I wonder if that is why the first snowfall is so lovely. The snow creates a silence so complete, one can hear each flake as it lands. Silence is a gift I strive for. You would think, as I am alone most of the time, that I have more than enough of silence. But the world rages in my mind: rumors of war; my pregnant students; my students without food, shelter, parenting, or refusing the parenting offered.

You might wonder what all this has to do with the light dusting of snow we got today, 11/16, especially since its supposed to be 50 by the end of next week. It is all swirling around in my mind as I read from Esther De Waal’s book, The Way of Simplicity. She writes of the need to “escape from a world dominated by achievement and acquisition in all its many insidious forms,” then quotes Kierkegaard, “the characteristic of a saint is to will one thing.” That one thing of course is to give ourselves “all of a piece to God.”

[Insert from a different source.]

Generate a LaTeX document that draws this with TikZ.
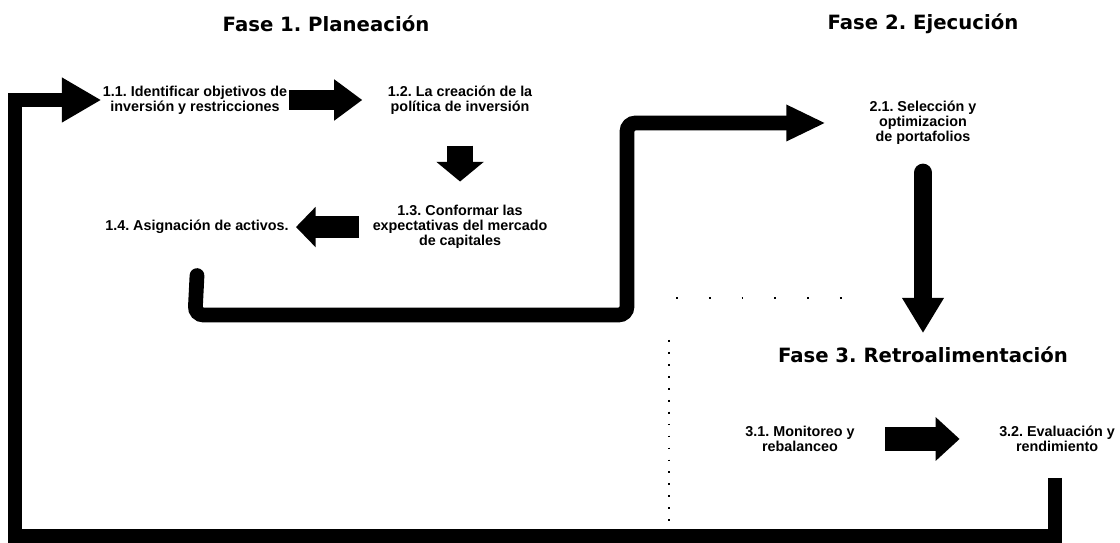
\documentclass[tikz,border=0pt]{standalone}
\usepackage{fontspec}
\setmainfont{Liberation Sans}
\newfontfamily\titlefont{DejaVu Sans}
\usetikzlibrary{arrows.meta, positioning}
\frenchspacing
\tikzset{
  phasetitle/.style={font=\titlefont\bfseries\fontsize{14}{16}\selectfont},
  stagetext/.style={font=\bfseries\fontsize{10.2}{10.8}\selectfont, align=center, inner sep=1pt},
  fatarrow/.style={line join=miter},
  routeline/.style={line width=10.5pt, line cap=round, rounded corners=6pt},
  gridline/.style={line width=1.3pt, dash pattern=on 1.3pt off 7.2pt},
}

\begin{document}
\begin{tikzpicture}[x=0.025cm, y=-0.025cm]
		\useasboundingbox (0,0) rectangle (1120,543);

		% titles
		\node[phasetitle] (fase1) at (326,24) {Fase 1. Planeación};
		\node[phasetitle] (fase2) at (923,24) {Fase 2. Ejecución};

		% stages
		\node[stagetext] (s11) at (195,100) {1.1. Identificar objetivos de\\inversión y restricciones};
		\node[stagetext, right of=s11, node distance=6.625cm] (s12) {1.2. La creación de la\\política de inversión};
		\node[stagetext, below of=s12, node distance=3.175cm] (s13) {1.3. Conformar las\\expectativas del mercado\\de capitales};
		\node[stagetext, left of=s13, node distance=6.575cm] (s14) {1.4. Asignación de activos.};
		\node[stagetext] (s21) at (923,123) {2.1. Selección y\\optimizacion\\de portafolios};
		\node[phasetitle, below of=s21, node distance=5.8cm] (fase3) {Fase 3. Retroalimentación};
		\node[stagetext] (s31) at (800,439) {3.1. Monitoreo y\\rebalanceo};
		\node[stagetext, right of=s31, node distance=6.425cm] (s32) {3.2. Evaluación y\\rendimiento};

		% corners of the feedback loop
		\coordinate (fbtop) at (1055,478);
		\coordinate (fbright) at (1055,536);
		\coordinate (fbleft) at (15,536);
		\coordinate (bend1) at (195,315);
		\coordinate (bend2) at (627,315);

		% phase 1 arrows
		\draw[fatarrow, line width=14pt, -{Triangle[length=20pt, width=28pt]}, shorten >=17pt] (s11) -- (s12);
		\draw[fatarrow, line width=18.5pt, -{Triangle[length=14pt, width=33pt]}, shorten <=21pt, shorten >=15.6pt] (s12) -- (s13);
		\draw[fatarrow, line width=15.6pt, -{Triangle[length=14pt, width=28pt]}, shorten <=8.5pt, shorten >=4pt] (s13) -- (s14);

		% towards phase 2 and 3
		\draw[routeline, -{Triangle[length=28pt, width=24pt]}, shorten >=30pt] ([yshift=-28.5pt]s14.south) -- (bend1) -- (bend2) |- (s21);
		\draw[routeline, line width=12.8pt, -{Triangle[length=25pt, width=28pt]}, shorten <=18.5pt, shorten >=6.4pt] (s21) -- (fase3);
		\draw[fatarrow, line width=17pt, -{Triangle[length=17pt, width=30pt]}, shorten <=20.6pt, shorten >=27pt] (s31) -- (s32);

		% feedback
		\draw[fatarrow, line width=10pt, -{Triangle[length=28pt, width=30pt]}] (fbtop) -- (fbright) -- (fbleft) |- (s11);

		% dotted guides
		\draw[gridline] (669,340) -- (669,522);
		\draw[gridline, dash pattern=on 1.3pt off 22pt] (676,298) -- (850,298);

	\end{tikzpicture}
\end{document}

To do so one reads and meditates, contemplates. And, as Bernard says, “The soul meditating in the woods would learn from branches and boulders the hidden meanings of Scripture just as well as in the scriptorium.” Thomas Merton says, “The love of Christ hides itself mysteriously in the inner nature of crated things, so that in all that is varied lies hidden He who is One and eternally identical, in all composite things…,” and we “should wait for things to yield up their presences, rock, old fences, roots.” And so I observe the snow.